Is the glass half full, or half empty? Are 158 prosecutions a lot, or not that many? This study from NYU takes the latter position, and takes a critical stance on more urgent assessments of the threat. But those numbers aside, the study also does not appear to take into account the threat posed by individuals or groups in the U.S. who may not personally plot and carry out attacks, but who may sympathize with the prospective attackers, and enable them to function either actively, through providing funds and engaging in legal intimidation and coercion, or passively, through covering over and refusing to engage the ideology that drives the jihad.
And lastly, we don’t know who may not yet be on the radar screen, and we cannot assume we have accounted for every threat to the country and its people.
“Law center: Little evidence of jihadists in the U.S.,” from CNN:
NEW YORK (CNN) — Six years of investigations and prosecutions have turned up little evidence of Islamic jihadists at work in the United States, according to a study released Monday.
The study, conducted by New York University’s Center on Law and Security, tracked 510 cases billed as terrorism-related when arrests were made.
But it found only 158 of those people arrested since al Qaeda’s September 11, 2001, attacks were prosecuted for terrorism.
In a statement issued Monday afternoon, the Justice Department said the report “reflects a serious misunderstanding” of anti-terrorism efforts and includes “wildly inaccurate” statistics.
The study found only four people — including confessed al Qaeda operative Zacarias Moussaoui and “shoe bomber” Richard Reid — were convicted of planning attacks within the United States.
“The vast majority of cases turn out to include no link to terrorism once they go to court,” the report found. The analysis “suggests the presence of few, if any, prevalent terrorist threats currently within the U.S.”
[…]
The Justice Department disputed the law center’s figures in Monday’s study, saying more than the 62 people who the study cited have been convicted of terrorism-related offenses since the September 11, 2001, attacks.
But the law center said most of those 62 cases involved people planning attacks overseas, not inside the United States.
So we should care less if a particular attack won’t happen here?

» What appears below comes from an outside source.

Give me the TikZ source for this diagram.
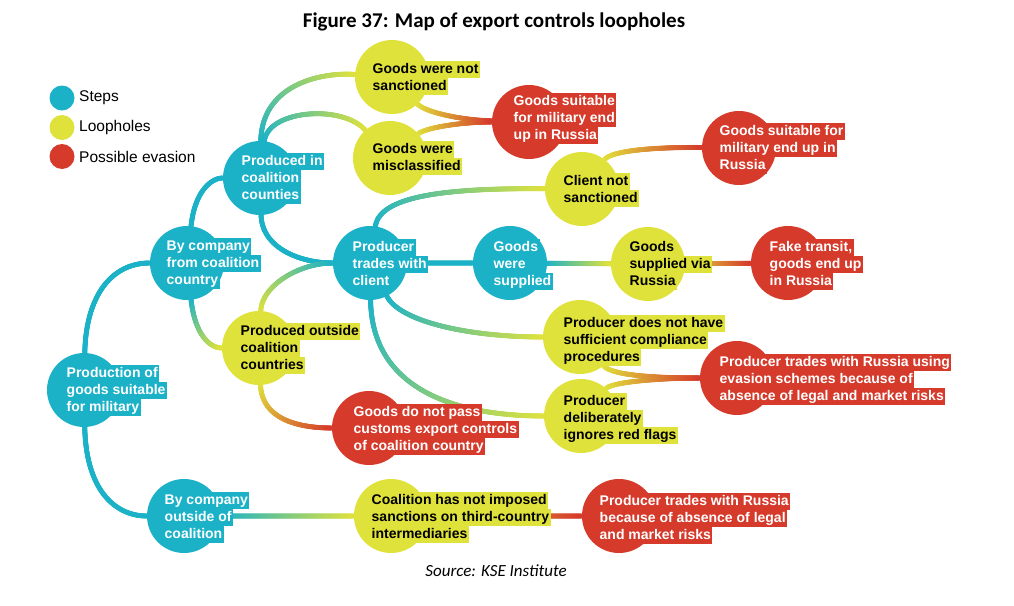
\documentclass[tikz,border=0pt]{standalone}
\usepackage{fontspec}
\setmainfont{Liberation Sans}
\newfontfamily\calibri{Carlito}
\usetikzlibrary{decorations.markings,backgrounds}
\definecolor{cT}{RGB}{27,178,200}
\definecolor{cY}{RGB}{224,226,60}
\definecolor{cR}{RGB}{213,58,43}
\setlength{\fboxsep}{0pt}
\newcommand\hlline[2]{\colorbox{#1}{\rule[-4.5pt]{0pt}{17pt}\kern1.5pt #2\kern1.5pt}}
\newcommand\lT[1]{\hlline{cT}{#1}}
\newcommand\lY[1]{\hlline{cY}{#1}}
\newcommand\lR[1]{\hlline{cR}{#1}}
\tikzset{
  stepc/.style={circle, fill=cT, minimum size=74pt, inner sep=0pt},
  loopc/.style={circle, fill=cY, minimum size=74pt, inner sep=0pt},
  evac/.style={circle, fill=cR, minimum size=74pt, inner sep=0pt},
  legc/.style={circle, minimum size=25pt, inner sep=0pt},
  txtw/.style={anchor=west, inner sep=0pt, align=left, text=white, font=\bfseries\fontsize{14}{17}\selectfont},
  txtb/.style={anchor=west, inner sep=0pt, align=left, text=black, font=\bfseries\fontsize{14}{17}\selectfont},
  legt/.style={anchor=west, inner sep=0pt, font=\fontsize{15.5}{18}\selectfont},
  grad/.style 2 args={postaction={decorate, decoration={markings,
    mark=between positions 0 and 1 step 0.6pt with {%
      \pgfmathtruncatemacro\gp{100*(\pgfkeysvalueof{/pgf/decoration/mark info/distance from start}/\pgfdecoratedpathlength)}%
      \fill[#2!\gp!#1] (0,0) circle (2.5pt);}}}}
}
\begin{document}
\begin{tikzpicture}[x=1pt,y=-1pt]
\useasboundingbox (0,0) rectangle (1014,605);
% title and source
\node[font=\calibri\bfseries\fontsize{21}{24}\selectfont] (title) at (494,22) {Figure 37: Map of export controls loopholes};
\node[font=\calibri\itshape\fontsize{17}{20}\selectfont] (source) at (496,571) {Source: KSE Institute};
% legend
\node[legc, fill=cT] (lg1) at (62,98) {};
\node[legc, fill=cY] (lg2) at (62,127.5) {};
\node[legc, fill=cR] (lg3) at (62,156.5) {};
\node[legt] (lg1t) at (79,98) {Steps};
\node[legt] (lg2t) at (79,127.5) {Loopholes};
\node[legt] (lg3t) at (79,156.5) {Possible evasion};
% circles
\node[stepc] (prod) at (84,390) {};
\node[stepc] (bycoal) at (187,263) {};
\node[stepc] (prodin) at (260,178) {};
\node[stepc] (byout) at (184,516) {};
\node[stepc] (ptc) at (370,263) {};
\node[stepc] (supp) at (510,263) {};
\node[loopc] (notsanc) at (392,77) {};
\node[loopc] (miscl) at (390,158) {};
\node[evac] (red1) at (529,122) {};
\node[loopc] (clientns) at (582,189) {};
\node[evac] (red2) at (739,148) {};
\node[loopc] (via) at (648,264) {};
\node[evac] (fake) at (788,263) {};
\node[loopc] (prodout) at (259,348) {};
\node[loopc] (insuff) at (580,337) {};
\node[evac] (red3) at (737,378) {};
\node[loopc] (delib) at (581,416) {};
\node[evac] (customs) at (369,428) {};
\node[loopc] (coalimp) at (391,516) {};
\node[evac] (red4) at (619,516) {};
% texts
\node[txtw] (prod-t) at (65,390) {\lT{Production of}\\\lT{goods suitable}\\\lT{for military}};
\node[txtw] (bycoal-t) at (165,263) {\lT{By company}\\\lT{from coalition}\\\lT{country}};
\node[txtw] (prodin-t) at (240,178) {\lT{Produced in}\\\lT{coalition}\\\lT{counties}};
\node[txtw] (byout-t) at (163,517) {\lT{By company}\\\lT{outside of}\\\lT{coalition}};
\node[txtw] (ptc-t) at (351,264) {\lT{Producer}\\\lT{trades with}\\\lT{client}};
\node[txtw] (supp-t) at (492,264) {\lT{Goods}\\\lT{were}\\\lT{supplied}};
\node[txtb] (notsanc-t) at (371,77.5) {\lY{Goods were not}\\\lY{sanctioned}};
\node[txtb] (miscl-t) at (371,158) {\lY{Goods were}\\\lY{misclassified}};
\node[txtw] (red1-t) at (512,118) {\lR{Goods suitable}\\\lR{for military end}\\\lR{up in Russia}};
\node[txtb] (clientns-t) at (562,189.5) {\lY{Client not}\\\lY{sanctioned}};
\node[txtw] (red2-t) at (718,148) {\lR{Goods suitable for}\\\lR{military end up in}\\\lR{Russia}};
\node[txtb] (via-t) at (628,264) {\lY{Goods}\\\lY{supplied via}\\\lY{Russia}};
\node[txtw] (fake-t) at (768,264) {\lR{Fake transit,}\\\lR{goods end up}\\\lR{in Russia}};
\node[txtb] (prodout-t) at (239,348) {\lY{Produced outside}\\\lY{coalition}\\\lY{countries}};
\node[txtb] (insuff-t) at (562,340) {\lY{Producer does not have}\\\lY{sufficient compliance}\\\lY{procedures}};
\node[txtw] (red3-t) at (718,379) {\lR{Producer trades with Russia using}\\\lR{evasion schemes because of}\\\lR{absence of legal and market risks}};
\node[txtb] (delib-t) at (562,418) {\lY{Producer}\\\lY{deliberately}\\\lY{ignores red flags}};
\node[txtw] (customs-t) at (352,429) {\lR{Goods do not pass}\\\lR{customs export controls}\\\lR{of coalition country}};
\node[txtb] (coalimp-t) at (370,517) {\lY{Coalition has not imposed}\\\lY{sanctions on third-country}\\\lY{intermediaries}};
\node[txtw] (red4-t) at (598,518) {\lR{Producer trades with Russia}\\\lR{because of absence of legal}\\\lR{and market risks}};
% connectors
\begin{scope}[on background layer]
\path[grad={cT}{cT}] (prod) .. controls (86,295) and (112,263) .. (bycoal);
\path[grad={cT}{cT}] (prod) .. controls (86,490) and (115,516) .. (byout);
\path[grad={cT}{cT}] (bycoal) .. controls (195,190) and (212,178) .. (prodin);
\path[grad={cT}{cY}] (bycoal) .. controls (195,335) and (210,348) .. (prodout);
\path[grad={cT}{cY}] (prodin) .. controls (262,85) and (320,72) .. (notsanc);
\path[grad={cT}{cY}] (prodin) .. controls (268,110) and (342,104) .. (miscl);
\path[grad={cT}{cT}] (prodin) .. controls (262,248) and (300,263) .. (ptc);
\path[grad={cY}{cR}] (notsanc) .. controls (425,112) and (460,120) .. (red1);
\path[grad={cY}{cR}] (miscl) .. controls (425,128) and (460,122) .. (red1);
\path[grad={cT}{cY}] (ptc) .. controls (380,195) and (450,188) .. (clientns);
\path[grad={cY}{cR}] (clientns) .. controls (612,150) and (660,147) .. (red2);
\path[grad={cT}{cT}] (ptc) -- (supp);
\path[grad={cT}{cY}] (supp) -- (via);
\path[grad={cY}{cR}] (via) -- (fake);
\path[grad={cY}{cT}] (prodout) .. controls (262,285) and (300,263) .. (ptc);
\path[grad={cT}{cY}] (ptc) .. controls (400,322) and (470,337) .. (insuff);
\path[grad={cT}{cY}] (ptc) .. controls (372,392) and (460,416) .. (delib);
\path[grad={cY}{cR}] (insuff) .. controls (612,376) and (660,378) .. (red3);
\path[grad={cY}{cR}] (delib) .. controls (612,382) and (660,378) .. (red3);
\path[grad={cY}{cR}] (prodout) .. controls (262,420) and (300,428) .. (customs);
\path[grad={cT}{cY}] (byout) -- (coalimp);
\path[grad={cY}{cR}] (coalimp) -- (red4);
\end{scope}
\end{tikzpicture}
\end{document}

And looking at possible attacks worldwide, just 7 percent of those arrested in what authorities called terrorism-related cases have been convicted of terrorism charges or providing material support for terrorism, the report said.
Justice Department spokesman Dean Boyd said that as of late September prosecutors had won 312 convictions in “terrorism and terrorism-related cases with an international nexus” since the 2001 attacks. And Justice Department statistics found far fewer defendants had been charged with terrorism offenses between September 11, 2006, and September 11, 2007, than the 109 the report asserted.